# Phonak Slt-01 - Bmc - Usa Edition



## thedips (Mar 26, 2007)

posting pics for my brother.. just shot pics of his bike... thought id share... SO LANDIS CHEATED... oh well... still a pretty bike.. enjoy..


BMC SLT-01 PHONAK - USA
ULTEGRA SL GROUP
BONTRAGER COMPACT CRANKSET
ZIPP 404 non dimple WHEELS
ITM KSWORD HANDLEBAR / STEM/ SEATPOST
BONTRAGER RACE LITE BOTTLE CAGES
SPECIALIZED ALIAS SADDLE


----------



## JohnHenry (Aug 9, 2006)

sexy.


----------



## funktekk (Jul 29, 2006)

when I get back home I'll post a pic of my slt-01 swiss edition! 

Very nice build... I really did the ITM components and the Zipp wheels are awsome!


----------



## funktekk (Jul 29, 2006)

Here is my BMC/Phonak

since this picture was taken I changed the seat back to the Arione, went back to my FSA K-force setback seatpost and am currently giving my Deda integrated stem/handlebar setup on last shot. yeah I like to tinker...


----------



## benchpress265 (Nov 7, 2006)

Very nice! Like the colors but I guess I am partial to Red, White & black (dark gray)


----------



## turtleshuffle (Apr 12, 2006)

Thedips, just curious about the Continental Triathlon on the front and 4000 on the rear??? I love the red white and blue colors too I wish I got that instead of the Phonak colors.


----------



## thedips (Mar 26, 2007)

turtleshuffle said:


> Thedips, just curious about the Continental Triathlon on the front and 4000 on the rear??? I love the red white and blue colors too I wish I got that instead of the Phonak colors.

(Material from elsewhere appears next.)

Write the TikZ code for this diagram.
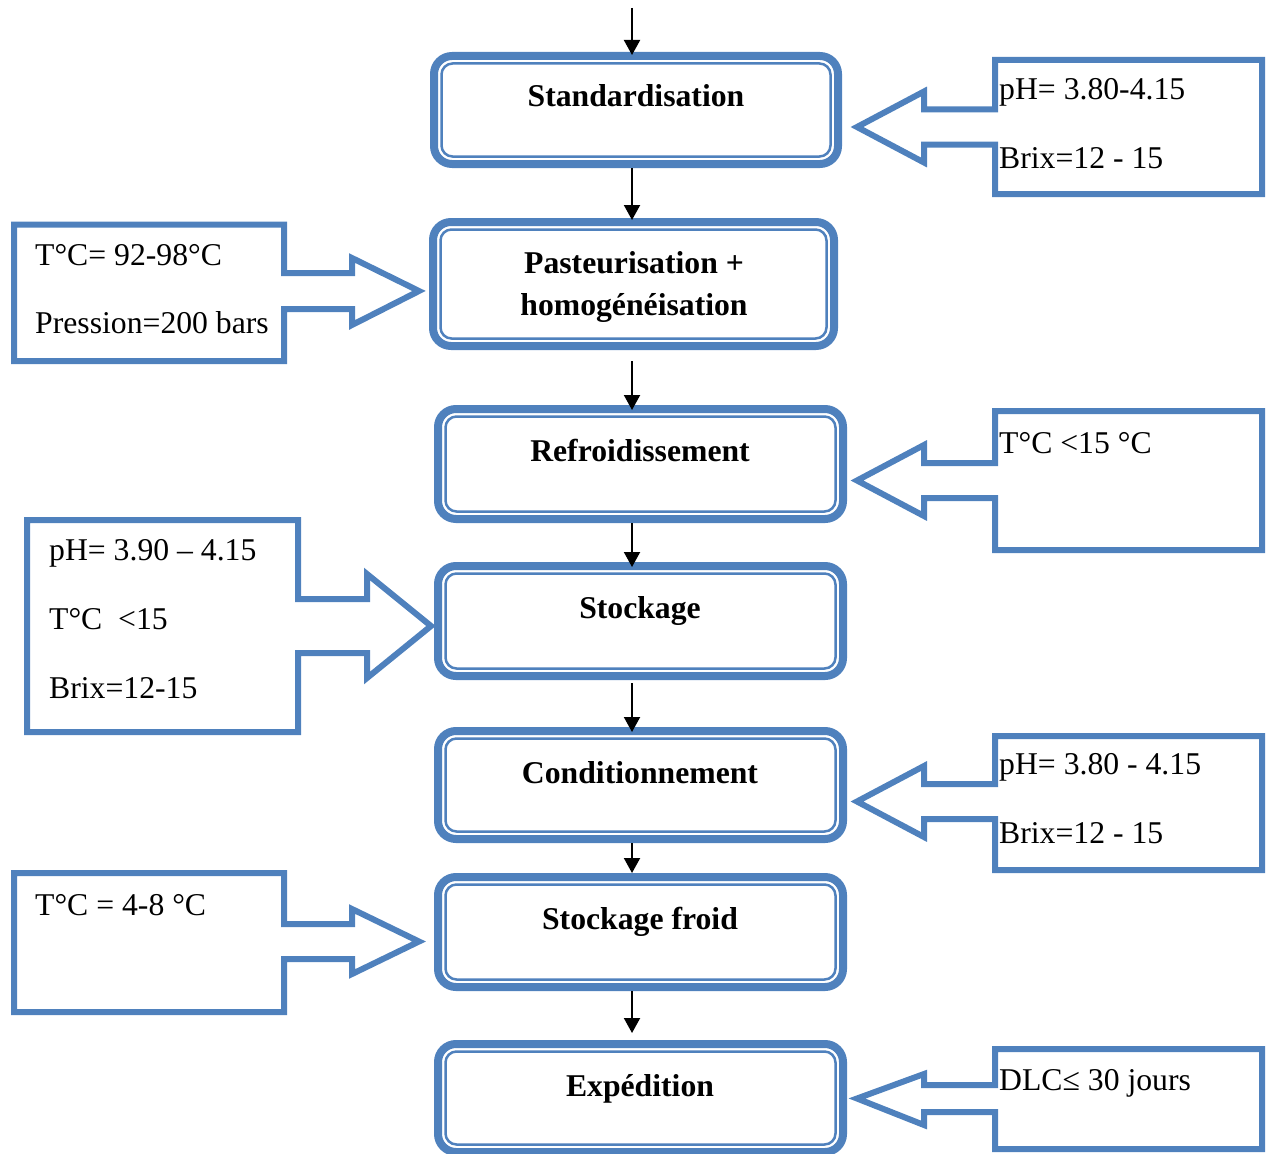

dammnn good eye.. lool... actually good question i have no idea why its like that.. gotta ask my bro why the hell he did that..:idea:


----------



## AidanM (Aug 11, 2006)

those are not zipp 404 wheels, they are flashpoint wheels. i find it kinda lame how you put zipp decals on them, you can clearly tell those arent zipps, look at the hubs and weave pattern. flashpoints are made by zipps, but they are far from real zipps.


----------



## funktekk (Jul 29, 2006)

AidanM said:


> those are not zipp 404 wheels, they are flashpoint wheels. i find it kinda lame how you put zipp decals on them, you can clearly tell those arent zipps, look at the hubs and weave pattern. flashpoints are made by zipps, but they are far from real zipps.


I'd check your facts first. Zipp has made wheels with this type of carbon lay. They were doing wheels like you see here before they came up with the dimples.


----------



## AidanM (Aug 11, 2006)

with those types of hubs? anyways those wheels look brand new,


----------



## thedips (Mar 26, 2007)

funktekk said:


> I'd check your facts first. Zipp has made wheels with this type of carbon lay. They were doing wheels like you see here before they came up with the dimples.


correct they are the older PRE dimple set of wheels... the old graphics were peeling and scratched from riding... and mite as well give them new life with replacing with newer stickers

sorry if thats lame... dont really care..


----------



## shabbasuraj (May 14, 2005)

funktekk said:


> I'd check your facts first. Zipp has made wheels with this type of carbon lay. They were doing wheels like you see here before they came up with the dimples.


burn.....

nice ride BTW.


----------